Deep Domain Adaptation for the Classification of Aerial Images

Team:  D. Wittich, F. Rottensteiner
Jahr:  2018
Laufzeit:  Since 2018

Remote sensing imagery of the earth surface, for example taken from an airplane, plays a crucial role for the generation of maps. Intermediate products such as orthophotos and digital surface models are well suited to automate this task. However, due to the high variation of the appearance of objects, model-based approaches quickly reach their limits in most applications. Machine learning techniques, e.g. for pixel-wise classification, can be adapted to new data more easily by the inherent training procedure. In particular, deep learning has shown to surpass all traditional machine-learning approaches whenever enough training samples are available. In the context of pixel-wise classification, this means that images with corresponding label maps have to be provided. This requirement, however, is a major problem in the field of pixel-wise image classification, because the generation of label maps is a very time-consuming and costly task. In this project, we address this problem and aim at improving the quality of deep neural networks trained on only a limited amount of training data for new images to be classified. In particular, this shall be achieved by the development of methods for semi-supervised domain adaptation. In this scenario, two or more domains are considered which may be different but have to be related. Practically the domains could correspond to imagery from different cities or different capturing seasons. While in the source domain (e.g. data acquired in past projects) training samples are assumed to be abundant, in the target domain (a new dataset) only data samples without labels are available. The developed methods for domain adaptation use the labelled source domain samples as well as the unlabelled target domain samples to obtain an improved classifier in the target domain (see figure).

We explore several methods for deep domain adaptation, i.e. domain adaptation for deep learning. The first approach is based on representation matching [1]. Besides learning to correctly classify samples from the source domain in a supervised way, a second feature extraction network (i.e. consisting of the first layers of the architecture) is trained to produce feature vectors for target domain samples that are indistinguishable from the representations obtained for source domain samples using the source domain classification network. This is achieved by adversarial training, where a second network, called discriminator, is trained to predict from which domain a feature vector was generated. Simultaneously, the feature extraction network for target domain samples is trained to “trick” the discriminator by creating features that cannot be distinguished from features generated by the source domain network. During target domain inference, the feature extraction network for the target domain is used together with the classification layers of the source domain network. Using this approach, a stable improvement of the classification results in the target domain could be achieved. In a second approach [2], the adaptation is done by encouraging a model initially trained in a supervised way using source domain data to minimize the entropy of pixel-wise predictions for samples from the target domain. By applying several modifications to this method, a stable improvement of the classification in the target domain could be achieved.
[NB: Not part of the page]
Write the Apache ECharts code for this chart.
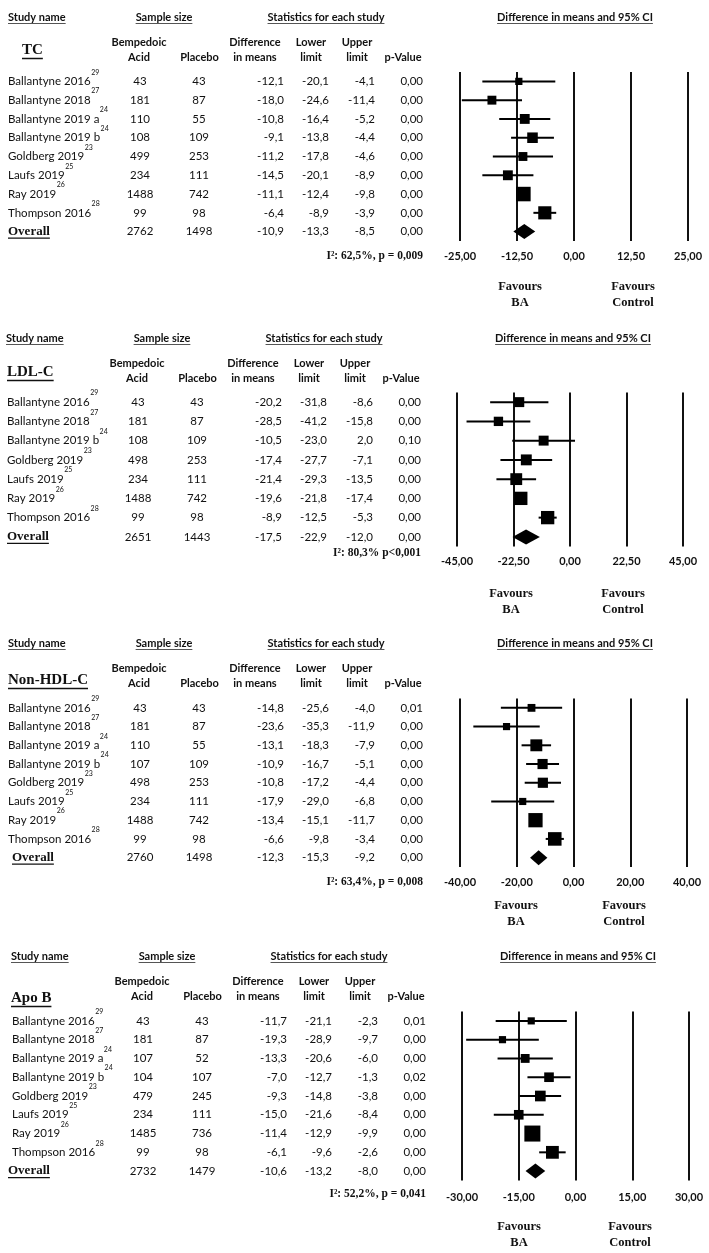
<!DOCTYPE html>
<html><head><meta charset="utf-8">
<script src="https://cdn.jsdelivr.net/npm/echarts@6/dist/echarts.min.js"></script>
<style>html,body{margin:0;padding:0;background:#fff}#c{width:709px;height:1253px}</style>
</head><body><div id="c"></div>
<script>
// ================= DATA =================
// --- TC ---
const tcStudies = ['Ballantyne 2016','Ballantyne 2018','Ballantyne 2019 a','Ballantyne 2019 b','Goldberg 2019','Laufs 2019','Ray 2019','Thompson 2016','Overall'];
const tcRefs = ['29','27','24','24','23','25','26','28',''];
const tcNBA = [43,181,110,108,499,234,1488,99,2762];
const tcNPl = [43,87,55,109,253,111,742,98,1498];
const tcDiff = [-12.1,-18.0,-10.8,-9.1,-11.2,-14.5,-11.1,-6.4,-10.9];
const tcLower = [-20.1,-24.6,-16.4,-13.8,-17.8,-20.1,-12.4,-8.9,-13.3];
const tcUpper = [-4.1,-11.4,-5.2,-4.4,-4.6,-8.9,-9.8,-3.9,-8.5];
const tcP = [0,0,0,0,0,0,0,0,0];
const tcWeight = [5.8,8.8,10.8,12.4,8.8,10.8,23.4,19.2];
const tcTicks = [-25,-12.5,0,12.5,25];
const tcHet = 'I²: 62,5%, p = 0,009';

// --- LDL-C ---
const ldlStudies = ['Ballantyne 2016','Ballantyne 2018','Ballantyne 2019 b','Goldberg 2019','Laufs 2019','Ray 2019','Thompson 2016','Overall'];
const ldlRefs = ['29','27','24','23','25','26','28',''];
const ldlNBA = [43,181,108,498,234,1488,99,2651];
const ldlNPl = [43,87,109,253,111,742,98,1443];
const ldlDiff = [-20.2,-28.5,-10.5,-17.4,-21.4,-19.6,-8.9,-17.5];
const ldlLower = [-31.8,-41.2,-23.0,-27.7,-29.3,-21.8,-12.5,-22.9];
const ldlUpper = [-8.6,-15.8,2.0,-7.1,-13.5,-17.4,-5.3,-12.0];
const ldlP = [0,0,0.10,0,0,0,0,0];
const ldlWeight = [11.0,9.7,11.0,13.2,15.6,19.7,19.7];
const ldlTicks = [-45,-22.5,0,22.5,45];
const ldlHet = 'I²: 80,3% p<0,001';

// --- Non-HDL-C ---
const nhStudies = ['Ballantyne 2016','Ballantyne 2018','Ballantyne 2019 a','Ballantyne 2019 b','Goldberg 2019','Laufs 2019','Ray 2019','Thompson 2016','Overall'];
const nhRefs = ['29','27','24','24','23','25','26','28',''];
const nhNBA = [43,181,110,107,498,234,1488,99,2760];
const nhNPl = [43,87,55,109,253,111,742,98,1498];
const nhDiff = [-14.8,-23.6,-13.1,-10.9,-10.8,-17.9,-13.4,-6.6,-12.3];
const nhLower = [-25.6,-35.3,-18.3,-16.7,-17.2,-29.0,-15.1,-9.8,-15.3];
const nhUpper = [-4.0,-11.9,-7.9,-5.1,-4.4,-6.8,-11.7,-3.4,-9.2];
const nhP = [0.01,0,0,0,0,0,0,0,0];
const nhWeight = [6.8,5.7,15.8,11.5,11.5,5.7,22.6,20.4];
const nhTicks = [-40,-20,0,20,40];
const nhHet = 'I²: 63,4%, p = 0,008';

// --- Apo B ---
const apoStudies = ['Ballantyne 2016','Ballantyne 2018','Ballantyne 2019 a','Ballantyne 2019 b','Goldberg 2019','Laufs 2019','Ray 2019','Thompson 2016','Overall'];
const apoRefs = ['29','27','24','24','23','25','26','28',''];
const apoNBA = [43,181,107,104,479,234,1485,99,2732];
const apoNPl = [43,87,52,107,245,111,736,98,1479];
const apoDiff = [-11.7,-19.3,-13.3,-7.0,-9.3,-15.0,-11.4,-6.1,-10.6];
const apoLower = [-21.1,-28.9,-20.6,-12.7,-14.8,-21.6,-12.9,-9.6,-13.2];
const apoUpper = [-2.3,-9.7,-6.0,-1.3,-3.8,-8.4,-9.9,-2.6,-8.0];
const apoP = [0.01,0,0,0.02,0,0,0,0,0];
const apoWeight = [5.7,5.7,8.7,10.3,12.7,10.3,28.5,18.2];
const apoTicks = [-30,-15,0,15,30];
const apoHet = 'I²: 52,2%, p = 0,041';

const panelLabels = ['TC','LDL-C','Non-HDL-C','Apo B'];

// ================= LAYOUT =================
const INK = '#111';
const SANS = 'Lato';
const SERIF = '"Liberation Serif"';
const fSans = '11.5px ' + SANS;
const fSansB = 'bold 11px ' + SANS;
const fSup = '7px ' + SANS;
const fLabel = 'bold 15px ' + SERIF;
const fOverall = 'bold 13px ' + SERIF;
const fHet = 'bold 11.5px ' + SERIF;
const fFav = 'bold 12.5px ' + SERIF;

const layouts = [
  {head:17, sub1:42, sub2:57, labelX:22, labelY:50, top:72, bottom:241, left:460, right:688, hetY:256, tickMargin:10, favY:[287,303], favX:[520,633], dx:0, ovX:8, nameX:8},
  {head:338, sub1:363, sub2:378, labelX:7, labelY:372, top:392.5, bottom:546.5, left:457, right:683, hetY:553, tickMargin:9, favY:[594,610], favX:[511,623], dx:-2, ovX:7, nameX:7},
  {head:643, sub1:668, sub2:683, labelX:8, labelY:680, top:698.5, bottom:867, left:460, right:687, hetY:882, tickMargin:9.5, favY:[906,922], favX:[516,624], dx:0, ovX:12, nameX:8},
  {head:956, sub1:981, sub2:996, labelX:11, labelY:998, top:1011.5, bottom:1180.5, left:462, right:689, hetY:1194, tickMargin:11, favY:[1227,1243], favX:[519,630], dx:3, ovX:8, nameX:12}
];

const panels = [
  {studies:tcStudies, refs:tcRefs, nBA:tcNBA, nPl:tcNPl, diff:tcDiff, lo:tcLower, hi:tcUpper, p:tcP, w:tcWeight, ticks:tcTicks, het:tcHet},
  {studies:ldlStudies, refs:ldlRefs, nBA:ldlNBA, nPl:ldlNPl, diff:ldlDiff, lo:ldlLower, hi:ldlUpper, p:ldlP, w:ldlWeight, ticks:ldlTicks, het:ldlHet},
  {studies:nhStudies, refs:nhRefs, nBA:nhNBA, nPl:nhNPl, diff:nhDiff, lo:nhLower, hi:nhUpper, p:nhP, w:nhWeight, ticks:nhTicks, het:nhHet},
  {studies:apoStudies, refs:apoRefs, nBA:apoNBA, nPl:apoNPl, diff:apoDiff, lo:apoLower, hi:apoUpper, p:apoP, w:apoWeight, ticks:apoTicks, het:apoHet}
];

// column positions (base, shifted per panel)
const COL = {cBA:140, cPl:199, rDiff:284, rLo:329, rHi:375, rP:423,
             hStudy:8, cSample:164, cStats:326, cCI:575,
             hBA:139, hPl:199.5, hDiff:255, hLo:311, hHi:357, hP:403, rHet:423};

const ctx = document.createElement('canvas').getContext('2d');
function tw(s, font){ ctx.font = font; return ctx.measureText(s).width; }
const fmt1 = v => v.toFixed(1).replace('.', ',');
const fmt2 = v => v.toFixed(2).replace('.', ',');

function txt(x, y, s, font, align, extra){
  return Object.assign({type:'text', x:x, y:y, silent:true,
    style:{text:s, font:font, fill:INK, align:align || 'left', verticalAlign:'middle'}}, extra || {});
}
function ln(x1, y1, x2, y2, w, color){
  return {type:'line', silent:true, shape:{x1:x1, y1:y1, x2:x2, y2:y2}, style:{stroke:color || INK, lineWidth:w}};
}

// ================= OPTION =================
const grids = [], xAxes = [], yAxes = [], series = [], graphics = [];

panels.forEach((P, k) => {
  const L = layouts[k];
  const dx = L.dx;
  grids.push({left:L.left, top:L.top, width:L.right - L.left, height:L.bottom - L.top});
  xAxes.push({
    gridIndex:k, type:'value', min:P.ticks[0], max:P.ticks[P.ticks.length-1],
    interval:P.ticks[1] - P.ticks[0],
    axisLine:{show:false}, axisTick:{show:false},
    splitLine:{show:true, showMinLine:true, showMaxLine:true, lineStyle:{color:INK, width:2}},
    axisLabel:{margin:L.tickMargin, fontFamily:SANS, fontWeight:'bold', fontSize:11, color:INK,
      formatter:v => fmt2(v)}
  });
  yAxes.push({gridIndex:k, type:'category', data:P.studies, inverse:true, show:false});

  const nRows = P.studies.length;
  // forest marks
  series.push({
    type:'custom', xAxisIndex:k, yAxisIndex:k, silent:true, clip:false,
    encode:{x:[0,1,2], y:3},
    data:P.studies.map((s, i) => [P.diff[i], P.lo[i], P.hi[i], i, i < nRows - 1 ? P.w[i] : 0]),
    renderItem:function(params, api){
      const i = params.dataIndex;
      const m = api.coord([api.value(0), api.value(3)]);
      const a = api.coord([api.value(1), api.value(3)]);
      const b = api.coord([api.value(2), api.value(3)]);
      if (i === nRows - 1) {
        const h = 7.5;
        return {type:'polygon', shape:{points:[[a[0], m[1]], [m[0], m[1]-h], [b[0], m[1]], [m[0], m[1]+h]]},
                style:{fill:'#000'}};
      }
      const side = 3.0 * Math.sqrt(api.value(4));
      return {type:'group', children:[
        {type:'line', shape:{x1:a[0], y1:a[1], x2:b[0], y2:b[1]}, style:{stroke:'#000', lineWidth:2}},
        {type:'rect', shape:{x:m[0]-side/2, y:m[1]-side/2, width:side, height:side}, style:{fill:'#000'}}
      ]};
    }
  });

  // table rows
  series.push({
    type:'custom', xAxisIndex:k, yAxisIndex:k, silent:true, clip:false,
    encode:{x:0, y:1},
    data:P.studies.map((s, i) => [P.ticks[0], i]),
    renderItem:function(params, api){
      const i = params.dataIndex;
      const y = api.coord([api.value(0), api.value(1)])[1];
      const ch = [];
      if (i === nRows - 1) {
        ch.push(txt(L.ovX, y, P.studies[i], fOverall, 'left'));
        ch.push(ln(L.ovX, y + 6.5, L.ovX + tw(P.studies[i], fOverall), y + 6.5, 1.3));
      } else {
        ch.push(txt(L.nameX, y, P.studies[i], fSans, 'left'));
        ch.push(txt(L.nameX + tw(P.studies[i], fSans) + 0.5, y - 9, P.refs[i], fSup, 'left'));
      }
      ch.push(txt(COL.cBA + dx, y, String(P.nBA[i]), fSans, 'center'));
      ch.push(txt(COL.cPl + dx, y, String(P.nPl[i]), fSans, 'center'));
      ch.push(txt(COL.rDiff + dx, y, fmt1(P.diff[i]), fSans, 'right'));
      ch.push(txt(COL.rLo + dx, y, fmt1(P.lo[i]), fSans, 'right'));
      ch.push(txt(COL.rHi + dx, y, fmt1(P.hi[i]), fSans, 'right'));
      ch.push(txt(COL.rP + dx, y, fmt2(P.p[i]), fSans, 'right'));
      return {type:'group', children:ch};
    }
  });

  // headers
  const hdr = [
    ['Study name', COL.hStudy + dx, 'left'],
    ['Sample size', COL.cSample + dx, 'center'],
    ['Statistics for each study', COL.cStats + dx, 'center'],
    ['Difference in means and 95% CI', COL.cCI + dx, 'center']
  ];
  hdr.forEach(h => {
    const w = tw(h[0], fSansB);
    const x0 = h[2] === 'left' ? h[1] : h[1] - w / 2;
    graphics.push(txt(h[1], L.head, h[0], fSansB, h[2]));
    graphics.push(ln(x0, L.head + 6.5, x0 + w, L.head + 6.5, 1, '#555'));
  });
  graphics.push(txt(COL.hBA + dx, L.sub1, 'Bempedoic', fSansB, 'center'));
  graphics.push(txt(COL.hBA + dx, L.sub2, 'Acid', fSansB, 'center'));
  graphics.push(txt(COL.hPl + dx, L.sub2, 'Placebo', fSansB, 'center'));
  graphics.push(txt(COL.hDiff + dx, L.sub1, 'Difference', fSansB, 'center'));
  graphics.push(txt(COL.hDiff + dx, L.sub2, 'in means', fSansB, 'center'));
  graphics.push(txt(COL.hLo + dx, L.sub1, 'Lower', fSansB, 'center'));
  graphics.push(txt(COL.hLo + dx, L.sub2, 'limit', fSansB, 'center'));
  graphics.push(txt(COL.hHi + dx, L.sub1, 'Upper', fSansB, 'center'));
  graphics.push(txt(COL.hHi + dx, L.sub2, 'limit', fSansB, 'center'));
  graphics.push(txt(COL.hP + dx, L.sub2, 'p-Value', fSansB, 'center'));

  // panel label
  const lw = tw(panelLabels[k], fLabel);
  graphics.push(txt(L.labelX, L.labelY, panelLabels[k], fLabel, 'left'));
  graphics.push(ln(L.labelX, L.labelY + 8.5, L.labelX + lw, L.labelY + 8.5, 1.5));

  // heterogeneity
  graphics.push(txt(COL.rHet + dx, L.hetY, P.het, fHet, 'right'));

  // favours
  graphics.push(txt(L.favX[0], L.favY[0], 'Favours', fFav, 'center'));
  graphics.push(txt(L.favX[0], L.favY[1], 'BA', fFav, 'center'));
  graphics.push(txt(L.favX[1], L.favY[0], 'Favours', fFav, 'center'));
  graphics.push(txt(L.favX[1], L.favY[1], 'Control', fFav, 'center'));
});

const chart = echarts.init(document.getElementById('c'), null, {renderer:'canvas', width:709, height:1253});
chart.setOption({
  backgroundColor:'#fff',
  animation:false,
  grid:grids, xAxis:xAxes, yAxis:yAxes, series:series,
  graphic:{elements:graphics}
});
</script>
</body></html>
In the future, we will investigate alternative strategies and also the combination of different strategies in order to achieve an even higher stability and better performance.

Publications

[1] Wittich, D.; Rottensteiner, F. (2019): Adversarial domain adaptation for the classification of aerial images and height data using convolutional neural networks. In: ISPRS Annals of the Photogrammetry, Remote Sensing and Spatial Information Sciences IV-2/W7, pp. 197–204. Weitere Informationen DOI: 10.5194/isprs-annals-IV-2-W7-197-2019

[2] Wittich, D. (2020): Deep domain adaptation by weighted entropy minimization for the classification of aerial images. In: ISPRS Annals of the Photogrammetry, Remote Sensing and Spatial Information Sciences V-2, pp. 591–598.